I don't know what is the error in it.
Tthis is the code:
package com.mycompany.nutch.indexing;
import org.apache.hadoop.conf.Configuration;
import org.apache.hadoop.io.Text;
import org.apache.log4j.Logger;
import org.apache.nutch.crawl.CrawlDatum;
import org.apache.nutch.crawl.Inlinks;
import org.apache.nutch.indexer.IndexingException;
import org.apache.nutch.indexer.IndexingFilter;
import org.apache.nutch.indexer.NutchDocument;
import org.apache.nutch.parse.getData().parse.getData();
public class InvalidUrlIndexFilter implements IndexingFilter {
private static final Logger LOGGER =
Logger.getLogger(InvalidUrlIndexFilter.class);
private Configuration conf;
public void addIndexBackendOptions(Configuration conf) {
// NOOP
return;
}
public NutchDocument filter(NutchDocument doc, Parse parse, Text url,
CrawlDatum datum, Inlinks inlinks) throws IndexingException {
if (url == null) {
return null;
}
char[] parse.getData() = input.trim().toCharArray();
for(int p=0;p<parse.getData().length;p++)
if(!(parse.getData()[p]=='َ'||parse.getData()[p]=='ً'||parse.getData()[p]=='ُ'||parse.getData()[p]=='ِ'||parse.getData()[p]=='ٍ'||parse.getData()[p]=='ٌ' ||parse.getData()[p]=='ّ'||parse.getData()[p]=='ْ' ||parse.getData()[p]=='"' ))

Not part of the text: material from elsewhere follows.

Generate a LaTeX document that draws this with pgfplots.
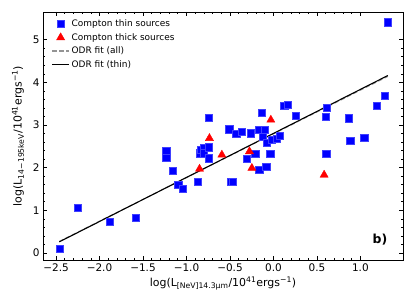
\documentclass[border=0pt]{standalone}
\usepackage{fontspec}
\setmainfont{DejaVu Sans}
\usepackage{pgfplots}
\pgfplotsset{compat=1.18}
\definecolor{fitgray}{rgb}{0.58,0.58,0.58}
\begin{document}
\begin{tikzpicture}
\path[use as bounding box] (-43bp,-48bp) rectangle (372bp,260bp);
\begin{axis}[
 at={(0,0)}, anchor=south west,
 width=360bp, height=248bp, scale only axis,
 xmin=-2.65, xmax=1.49, ymin=-0.165, ymax=5.65,
 xtick={-2.5,-2,-1.5,-1,-0.5,0,0.5,1},
 xticklabels={−2.5,−2.0,−1.5,−1.0,−0.5,0.0,0.5,1.0},
 ytick={0,1,2,3,4,5},
 yticklabels={0,1,2,3,4,5},
 minor x tick num=4, minor y tick num=4,
 tick align=inside,
 major tick length=4.5bp, minor tick length=2.5bp,
 tick style={black, line width=0.6pt},
 axis line style={line width=0.8pt},
 ticklabel style={font=\fontsize{10.5}{12}\selectfont},
 label style={font=\fontsize{11}{13}\selectfont},
 xlabel style={yshift=1bp},
 ylabel style={yshift=2bp},
 xlabel={log(L\textsubscript{[NeV]14.3μm}/10\textsuperscript{41}ergs\textsuperscript{−1})},
 ylabel={log(L\textsubscript{14−195keV}/10\textsuperscript{41}ergs\textsuperscript{−1})},
 legend style={draw=none, fill=none, at={(0.015,0.985)}, anchor=north west,
   font=\fontsize{9}{10}\selectfont, row sep=1.2pt},
 legend cell align=left,
]
\addplot[only marks, mark=square*, mark size=3.6bp, mark options={fill=blue, draw=blue!75!white, line width=0.4pt}]
coordinates {
(-2.46,0.10) (-2.25,1.07) (-1.885,0.73) (-1.586,0.82) (-1.233,2.40) (-1.233,2.235)
(-1.157,1.93) (-1.095,1.605) (-1.04,1.51) (-0.87,1.665) (-0.747,3.18)
(-0.85,2.34) (-0.84,2.42) (-0.80,2.46) (-0.80,2.34) (-0.74,2.48) (-0.74,2.22)
(-0.509,2.90) (-0.429,2.79) (-0.363,2.85) (-0.264,2.81) (-0.49,1.67) (-0.47,1.67)
(-0.133,3.29) (-0.172,2.89) (-0.103,2.89) (-0.122,2.73) (-0.076,2.59) (-0.018,2.65)
(0.039,2.67) (0.069,2.75) (-0.306,2.21) (-0.21,2.32) (-0.038,2.32) (-0.164,1.95)
(-0.084,2.02) (0.606,2.32) (0.614,3.40) (0.602,3.20) (0.123,3.45) (0.165,3.475)
(0.257,3.22) (0.87,3.16) (0.882,2.63) (1.043,2.71) (1.188,3.45) (1.284,3.69) (1.311,5.41)
};
\addlegendentry{Compton thin sources}
\addplot[only marks, mark=triangle*, mark size=4.7bp, mark options={fill=red, draw=red}]
coordinates {
(-0.85,1.97) (-0.736,2.69) (-0.593,2.30) (-0.276,2.38) (-0.248,1.99) (-0.03,3.12) (0.583,1.83)
};
\addlegendentry{Compton thick sources}
\addplot[fitgray, dash pattern=on 4.5bp off 2.5bp, line width=1.1pt] coordinates {(-2.463,0.27) (1.315,4.14)};
\addlegendentry{ODR fit (all)}
\addplot[black, line width=1.1pt] coordinates {(-2.463,0.26) (1.315,4.16)};
\addlegendentry{ODR fit (thin)}
\node[font=\bfseries\fontsize{12.5}{14}\selectfont] at (axis cs:1.226,0.32) {b)};
\end{axis}
\end{tikzpicture}
\end{document}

new String.append(parse.getData()[p]);
return doc;
}
public Configuration getConf() {
return conf;
}
public void setConf(Configuration conf) {
this.conf = conf;
}
}
I think that the error is in using parse.getdata() but I don't know what I should use instead of it?
The line
char[] parse.getData() = input.trim().toCharArray();
will give you a compile error because the left hand side is not a variable. Please replace parse.getData() by a unique variable name (e.g. parsedData) in this line and the following lines.
Second the import of
import org.apache.nutch.parse.getData().parse.getData();
will also fail. Looks a lot like a text replace issue.